## Source material
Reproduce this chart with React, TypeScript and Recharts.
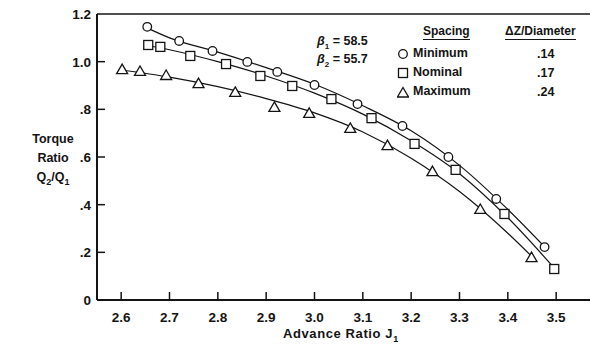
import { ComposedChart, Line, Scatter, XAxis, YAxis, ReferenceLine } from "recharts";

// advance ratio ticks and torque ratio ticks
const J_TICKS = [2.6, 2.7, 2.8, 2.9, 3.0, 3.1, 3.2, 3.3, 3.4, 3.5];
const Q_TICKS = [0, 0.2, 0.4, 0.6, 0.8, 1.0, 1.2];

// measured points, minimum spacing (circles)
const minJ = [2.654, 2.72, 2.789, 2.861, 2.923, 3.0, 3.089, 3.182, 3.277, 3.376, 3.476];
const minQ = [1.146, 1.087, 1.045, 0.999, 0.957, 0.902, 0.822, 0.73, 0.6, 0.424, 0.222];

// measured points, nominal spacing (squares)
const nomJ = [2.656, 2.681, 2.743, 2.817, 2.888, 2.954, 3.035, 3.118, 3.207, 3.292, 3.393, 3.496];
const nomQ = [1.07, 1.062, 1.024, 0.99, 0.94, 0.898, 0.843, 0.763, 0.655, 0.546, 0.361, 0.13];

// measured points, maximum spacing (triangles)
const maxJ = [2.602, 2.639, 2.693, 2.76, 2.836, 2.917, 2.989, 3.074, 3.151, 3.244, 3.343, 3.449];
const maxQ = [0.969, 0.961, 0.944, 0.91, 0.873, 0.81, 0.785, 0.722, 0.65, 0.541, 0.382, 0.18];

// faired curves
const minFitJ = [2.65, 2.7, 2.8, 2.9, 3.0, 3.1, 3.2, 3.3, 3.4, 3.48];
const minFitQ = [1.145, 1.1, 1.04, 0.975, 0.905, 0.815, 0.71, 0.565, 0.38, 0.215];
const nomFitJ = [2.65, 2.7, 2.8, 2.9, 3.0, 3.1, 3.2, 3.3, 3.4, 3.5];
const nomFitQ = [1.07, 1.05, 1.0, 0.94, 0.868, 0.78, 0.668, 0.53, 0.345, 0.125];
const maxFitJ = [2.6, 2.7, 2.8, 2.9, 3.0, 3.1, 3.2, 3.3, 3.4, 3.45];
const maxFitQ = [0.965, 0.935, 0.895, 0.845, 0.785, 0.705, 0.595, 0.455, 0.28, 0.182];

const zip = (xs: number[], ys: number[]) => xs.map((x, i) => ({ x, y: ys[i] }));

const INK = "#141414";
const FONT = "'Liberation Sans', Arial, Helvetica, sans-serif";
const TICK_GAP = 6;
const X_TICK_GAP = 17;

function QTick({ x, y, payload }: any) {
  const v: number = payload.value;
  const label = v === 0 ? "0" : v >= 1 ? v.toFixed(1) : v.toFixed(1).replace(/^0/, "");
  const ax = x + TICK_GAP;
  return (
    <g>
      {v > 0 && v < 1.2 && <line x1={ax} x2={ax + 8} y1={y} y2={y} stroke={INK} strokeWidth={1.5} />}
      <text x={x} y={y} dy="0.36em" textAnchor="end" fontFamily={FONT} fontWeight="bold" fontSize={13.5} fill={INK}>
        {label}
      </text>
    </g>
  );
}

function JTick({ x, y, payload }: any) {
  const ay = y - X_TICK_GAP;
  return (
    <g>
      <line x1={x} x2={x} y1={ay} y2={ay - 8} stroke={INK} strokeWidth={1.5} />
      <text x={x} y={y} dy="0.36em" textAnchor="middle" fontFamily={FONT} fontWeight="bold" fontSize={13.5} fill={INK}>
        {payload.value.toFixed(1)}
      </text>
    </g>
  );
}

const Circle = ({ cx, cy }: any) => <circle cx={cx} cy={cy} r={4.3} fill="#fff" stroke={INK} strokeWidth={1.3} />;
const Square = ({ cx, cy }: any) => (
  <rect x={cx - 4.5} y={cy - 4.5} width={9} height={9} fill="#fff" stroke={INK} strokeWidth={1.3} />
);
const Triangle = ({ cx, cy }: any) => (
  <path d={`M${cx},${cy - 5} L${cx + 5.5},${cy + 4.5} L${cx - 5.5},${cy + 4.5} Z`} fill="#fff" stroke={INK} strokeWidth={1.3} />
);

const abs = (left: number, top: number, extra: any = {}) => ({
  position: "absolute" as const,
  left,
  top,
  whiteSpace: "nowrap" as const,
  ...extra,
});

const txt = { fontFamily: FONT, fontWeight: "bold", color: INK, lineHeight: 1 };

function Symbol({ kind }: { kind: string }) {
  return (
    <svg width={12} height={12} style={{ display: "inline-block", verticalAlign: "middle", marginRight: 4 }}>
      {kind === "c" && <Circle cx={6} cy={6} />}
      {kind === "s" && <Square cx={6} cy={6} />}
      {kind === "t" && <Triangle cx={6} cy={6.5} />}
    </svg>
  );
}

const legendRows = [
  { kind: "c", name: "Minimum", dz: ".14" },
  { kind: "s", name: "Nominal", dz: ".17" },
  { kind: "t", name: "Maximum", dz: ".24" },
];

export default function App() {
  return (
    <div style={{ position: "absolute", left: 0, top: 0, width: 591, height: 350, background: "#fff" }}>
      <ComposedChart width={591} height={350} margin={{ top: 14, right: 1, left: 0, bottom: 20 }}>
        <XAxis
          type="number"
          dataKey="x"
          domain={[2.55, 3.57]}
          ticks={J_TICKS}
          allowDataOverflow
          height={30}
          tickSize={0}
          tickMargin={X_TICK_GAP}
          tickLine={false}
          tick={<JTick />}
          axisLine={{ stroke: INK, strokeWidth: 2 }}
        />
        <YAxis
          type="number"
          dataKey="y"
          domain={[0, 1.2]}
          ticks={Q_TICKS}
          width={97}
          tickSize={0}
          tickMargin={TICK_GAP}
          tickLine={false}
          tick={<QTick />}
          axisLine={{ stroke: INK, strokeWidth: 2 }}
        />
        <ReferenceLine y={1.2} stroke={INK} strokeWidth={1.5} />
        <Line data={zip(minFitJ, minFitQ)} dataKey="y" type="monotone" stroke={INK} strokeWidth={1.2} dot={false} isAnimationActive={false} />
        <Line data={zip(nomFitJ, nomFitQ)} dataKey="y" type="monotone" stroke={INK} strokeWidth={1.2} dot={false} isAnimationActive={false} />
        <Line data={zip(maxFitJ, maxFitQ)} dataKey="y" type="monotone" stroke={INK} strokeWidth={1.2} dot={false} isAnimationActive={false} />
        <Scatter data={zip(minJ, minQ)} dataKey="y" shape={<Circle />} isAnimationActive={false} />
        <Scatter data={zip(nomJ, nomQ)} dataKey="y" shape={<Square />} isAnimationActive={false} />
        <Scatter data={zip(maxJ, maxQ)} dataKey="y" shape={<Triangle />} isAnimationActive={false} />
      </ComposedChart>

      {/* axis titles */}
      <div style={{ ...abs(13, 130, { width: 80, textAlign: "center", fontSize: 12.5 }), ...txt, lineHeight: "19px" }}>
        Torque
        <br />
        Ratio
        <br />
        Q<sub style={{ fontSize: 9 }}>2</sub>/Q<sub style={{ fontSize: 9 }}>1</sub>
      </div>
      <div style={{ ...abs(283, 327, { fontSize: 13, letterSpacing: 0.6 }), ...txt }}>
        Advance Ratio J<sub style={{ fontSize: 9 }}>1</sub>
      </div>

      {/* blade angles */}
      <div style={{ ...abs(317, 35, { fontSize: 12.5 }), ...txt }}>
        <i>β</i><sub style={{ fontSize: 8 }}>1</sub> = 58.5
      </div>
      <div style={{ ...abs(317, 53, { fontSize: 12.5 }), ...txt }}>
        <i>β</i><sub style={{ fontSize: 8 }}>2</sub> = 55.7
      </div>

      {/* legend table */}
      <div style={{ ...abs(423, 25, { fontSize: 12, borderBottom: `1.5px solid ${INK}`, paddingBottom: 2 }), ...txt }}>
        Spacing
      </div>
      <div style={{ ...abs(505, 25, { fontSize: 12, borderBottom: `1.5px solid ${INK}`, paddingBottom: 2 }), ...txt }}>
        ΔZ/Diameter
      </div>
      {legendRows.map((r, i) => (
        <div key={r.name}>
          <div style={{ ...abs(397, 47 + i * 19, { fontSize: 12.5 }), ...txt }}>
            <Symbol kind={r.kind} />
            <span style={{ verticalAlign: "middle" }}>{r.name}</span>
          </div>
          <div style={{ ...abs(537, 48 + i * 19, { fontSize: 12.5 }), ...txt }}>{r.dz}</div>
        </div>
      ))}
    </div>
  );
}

## Job
Reproduce only the lines from the beginning of the data through the line that contains "0.6, 0.424, 0.222];", both included, and please drop the pictures.

## Written solution
Reproduce this chart with React, TypeScript and Recharts.
import { ComposedChart, Line, Scatter, XAxis, YAxis, ReferenceLine } from "recharts";

// advance ratio ticks and torque ratio ticks
const J_TICKS = [2.6, 2.7, 2.8, 2.9, 3.0, 3.1, 3.2, 3.3, 3.4, 3.5];
const Q_TICKS = [0, 0.2, 0.4, 0.6, 0.8, 1.0, 1.2];

// measured points, minimum spacing (circles)
const minJ = [2.654, 2.72, 2.789, 2.861, 2.923, 3.0, 3.089, 3.182, 3.277, 3.376, 3.476];
const minQ = [1.146, 1.087, 1.045, 0.999, 0.957, 0.902, 0.822, 0.73, 0.6, 0.424, 0.222];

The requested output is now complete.